**Exercise details:**
Retype only what runs from the beginning of the data through the line with "(robot.-45.7 -| actuator.-134.3);"; please omit the pictures and keep every line exact.

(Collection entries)
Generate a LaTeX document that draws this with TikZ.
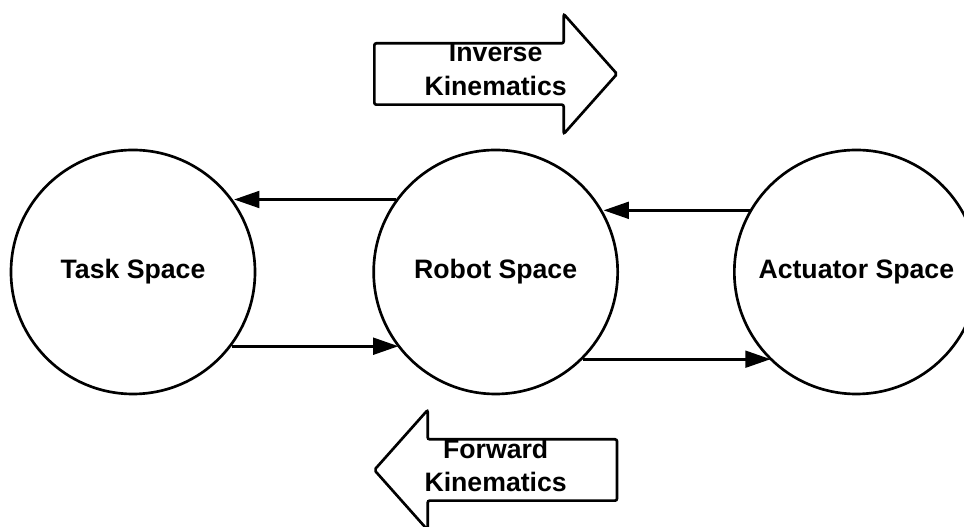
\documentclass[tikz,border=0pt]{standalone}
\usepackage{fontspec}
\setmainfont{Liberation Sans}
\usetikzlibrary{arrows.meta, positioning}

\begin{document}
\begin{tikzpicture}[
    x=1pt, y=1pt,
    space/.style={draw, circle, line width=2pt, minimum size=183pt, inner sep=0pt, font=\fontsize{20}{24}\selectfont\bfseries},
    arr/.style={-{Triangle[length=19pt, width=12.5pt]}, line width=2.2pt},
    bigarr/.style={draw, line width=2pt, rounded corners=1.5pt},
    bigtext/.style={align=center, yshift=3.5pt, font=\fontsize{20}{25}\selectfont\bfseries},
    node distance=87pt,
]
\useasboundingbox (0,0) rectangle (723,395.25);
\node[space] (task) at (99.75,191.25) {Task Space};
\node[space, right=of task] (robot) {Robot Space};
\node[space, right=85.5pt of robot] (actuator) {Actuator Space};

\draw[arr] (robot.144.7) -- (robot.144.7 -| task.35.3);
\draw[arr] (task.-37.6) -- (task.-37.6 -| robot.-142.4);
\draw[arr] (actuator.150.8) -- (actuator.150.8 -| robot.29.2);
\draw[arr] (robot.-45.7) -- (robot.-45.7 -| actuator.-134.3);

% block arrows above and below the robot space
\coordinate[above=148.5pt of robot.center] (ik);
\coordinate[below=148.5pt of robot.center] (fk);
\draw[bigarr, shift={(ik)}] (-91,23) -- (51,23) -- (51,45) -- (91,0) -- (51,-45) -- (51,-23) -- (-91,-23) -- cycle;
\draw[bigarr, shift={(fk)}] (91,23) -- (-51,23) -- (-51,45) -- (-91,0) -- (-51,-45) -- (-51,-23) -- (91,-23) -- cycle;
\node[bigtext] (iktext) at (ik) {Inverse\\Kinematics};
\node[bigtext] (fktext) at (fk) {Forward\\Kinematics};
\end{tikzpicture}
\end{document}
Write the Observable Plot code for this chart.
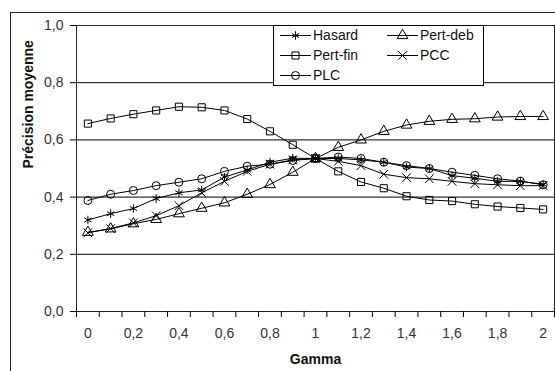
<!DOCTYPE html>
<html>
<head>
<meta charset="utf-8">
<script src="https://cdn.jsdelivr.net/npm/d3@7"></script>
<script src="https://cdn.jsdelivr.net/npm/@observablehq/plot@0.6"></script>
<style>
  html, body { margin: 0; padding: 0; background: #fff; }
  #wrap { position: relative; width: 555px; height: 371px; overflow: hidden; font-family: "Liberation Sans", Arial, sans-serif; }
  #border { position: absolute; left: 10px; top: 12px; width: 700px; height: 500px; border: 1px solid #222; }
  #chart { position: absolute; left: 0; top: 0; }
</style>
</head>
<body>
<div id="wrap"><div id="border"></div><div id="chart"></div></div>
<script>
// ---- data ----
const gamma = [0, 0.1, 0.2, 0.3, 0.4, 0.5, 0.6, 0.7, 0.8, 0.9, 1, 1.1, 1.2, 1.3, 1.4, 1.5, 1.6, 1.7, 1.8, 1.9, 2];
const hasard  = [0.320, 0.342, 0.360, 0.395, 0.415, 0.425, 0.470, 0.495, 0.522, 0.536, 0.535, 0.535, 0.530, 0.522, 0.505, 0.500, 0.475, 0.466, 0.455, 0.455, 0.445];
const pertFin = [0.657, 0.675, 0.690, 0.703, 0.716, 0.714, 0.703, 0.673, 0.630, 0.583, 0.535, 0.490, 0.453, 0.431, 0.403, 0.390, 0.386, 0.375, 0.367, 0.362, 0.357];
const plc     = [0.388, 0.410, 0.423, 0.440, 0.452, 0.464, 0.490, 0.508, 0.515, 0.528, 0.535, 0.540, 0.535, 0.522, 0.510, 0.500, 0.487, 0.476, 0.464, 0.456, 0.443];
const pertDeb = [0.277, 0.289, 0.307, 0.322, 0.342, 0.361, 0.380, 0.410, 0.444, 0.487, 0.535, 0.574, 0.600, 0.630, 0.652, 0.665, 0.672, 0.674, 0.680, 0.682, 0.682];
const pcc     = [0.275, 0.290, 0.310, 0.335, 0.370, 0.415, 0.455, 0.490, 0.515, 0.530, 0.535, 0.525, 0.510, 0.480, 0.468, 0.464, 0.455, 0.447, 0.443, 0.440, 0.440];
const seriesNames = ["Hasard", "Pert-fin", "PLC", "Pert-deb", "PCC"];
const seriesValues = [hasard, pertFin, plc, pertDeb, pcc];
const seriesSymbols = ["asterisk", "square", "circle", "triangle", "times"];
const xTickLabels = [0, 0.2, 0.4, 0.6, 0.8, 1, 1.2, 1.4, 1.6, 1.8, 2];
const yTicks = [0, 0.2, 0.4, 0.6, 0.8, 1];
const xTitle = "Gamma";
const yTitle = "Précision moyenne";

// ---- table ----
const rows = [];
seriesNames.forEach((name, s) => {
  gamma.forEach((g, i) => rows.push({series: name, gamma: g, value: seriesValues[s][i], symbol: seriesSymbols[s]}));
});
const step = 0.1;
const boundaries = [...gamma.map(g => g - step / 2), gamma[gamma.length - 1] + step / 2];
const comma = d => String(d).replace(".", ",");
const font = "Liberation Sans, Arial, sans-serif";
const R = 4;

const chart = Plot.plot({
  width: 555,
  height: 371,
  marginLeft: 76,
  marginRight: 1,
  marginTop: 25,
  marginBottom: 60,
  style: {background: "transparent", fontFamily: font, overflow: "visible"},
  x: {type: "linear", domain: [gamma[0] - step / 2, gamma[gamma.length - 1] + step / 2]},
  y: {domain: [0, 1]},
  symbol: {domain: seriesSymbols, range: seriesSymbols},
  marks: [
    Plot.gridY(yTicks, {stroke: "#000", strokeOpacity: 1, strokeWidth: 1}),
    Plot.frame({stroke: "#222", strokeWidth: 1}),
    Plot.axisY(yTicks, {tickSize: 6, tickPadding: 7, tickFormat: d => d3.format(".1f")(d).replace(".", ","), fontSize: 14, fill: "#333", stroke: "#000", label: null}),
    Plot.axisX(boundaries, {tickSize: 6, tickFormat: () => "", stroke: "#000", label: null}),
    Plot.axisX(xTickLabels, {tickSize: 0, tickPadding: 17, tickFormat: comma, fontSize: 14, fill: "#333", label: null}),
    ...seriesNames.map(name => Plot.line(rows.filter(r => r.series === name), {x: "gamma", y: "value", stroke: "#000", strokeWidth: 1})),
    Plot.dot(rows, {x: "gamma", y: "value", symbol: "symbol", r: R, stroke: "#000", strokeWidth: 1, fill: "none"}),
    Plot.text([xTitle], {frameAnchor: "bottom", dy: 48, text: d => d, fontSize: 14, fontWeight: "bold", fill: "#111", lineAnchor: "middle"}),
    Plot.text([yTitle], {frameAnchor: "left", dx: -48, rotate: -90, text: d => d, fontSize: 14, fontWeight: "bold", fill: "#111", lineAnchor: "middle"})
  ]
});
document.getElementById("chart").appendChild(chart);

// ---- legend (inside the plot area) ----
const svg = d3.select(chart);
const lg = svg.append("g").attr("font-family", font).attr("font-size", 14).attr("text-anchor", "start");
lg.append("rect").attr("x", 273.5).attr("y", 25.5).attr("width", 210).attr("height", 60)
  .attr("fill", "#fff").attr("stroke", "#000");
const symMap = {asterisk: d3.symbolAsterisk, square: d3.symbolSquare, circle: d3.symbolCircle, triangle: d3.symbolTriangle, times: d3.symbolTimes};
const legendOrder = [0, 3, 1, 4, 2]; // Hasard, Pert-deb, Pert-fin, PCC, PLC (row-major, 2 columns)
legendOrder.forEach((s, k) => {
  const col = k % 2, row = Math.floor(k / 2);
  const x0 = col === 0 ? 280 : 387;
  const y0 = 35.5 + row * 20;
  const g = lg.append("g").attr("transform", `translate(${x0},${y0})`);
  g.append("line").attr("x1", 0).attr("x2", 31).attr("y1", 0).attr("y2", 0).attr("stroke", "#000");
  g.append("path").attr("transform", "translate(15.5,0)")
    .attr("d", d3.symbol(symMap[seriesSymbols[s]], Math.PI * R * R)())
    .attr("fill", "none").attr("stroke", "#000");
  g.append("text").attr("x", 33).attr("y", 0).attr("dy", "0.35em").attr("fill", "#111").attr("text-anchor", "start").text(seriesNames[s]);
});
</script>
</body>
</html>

**Right answer:**
Generate a LaTeX document that draws this with TikZ.
\documentclass[tikz,border=0pt]{standalone}
\usepackage{fontspec}
\setmainfont{Liberation Sans}
\usetikzlibrary{arrows.meta, positioning}

\begin{document}
\begin{tikzpicture}[
    x=1pt, y=1pt,
    space/.style={draw, circle, line width=2pt, minimum size=183pt, inner sep=0pt, font=\fontsize{20}{24}\selectfont\bfseries},
    arr/.style={-{Triangle[length=19pt, width=12.5pt]}, line width=2.2pt},
    bigarr/.style={draw, line width=2pt, rounded corners=1.5pt},
    bigtext/.style={align=center, yshift=3.5pt, font=\fontsize{20}{25}\selectfont\bfseries},
    node distance=87pt,
]
\useasboundingbox (0,0) rectangle (723,395.25);
\node[space] (task) at (99.75,191.25) {Task Space};
\node[space, right=of task] (robot) {Robot Space};
\node[space, right=85.5pt of robot] (actuator) {Actuator Space};

\draw[arr] (robot.144.7) -- (robot.144.7 -| task.35.3);
\draw[arr] (task.-37.6) -- (task.-37.6 -| robot.-142.4);
\draw[arr] (actuator.150.8) -- (actuator.150.8 -| robot.29.2);
\draw[arr] (robot.-45.7) -- (robot.-45.7 -| actuator.-134.3);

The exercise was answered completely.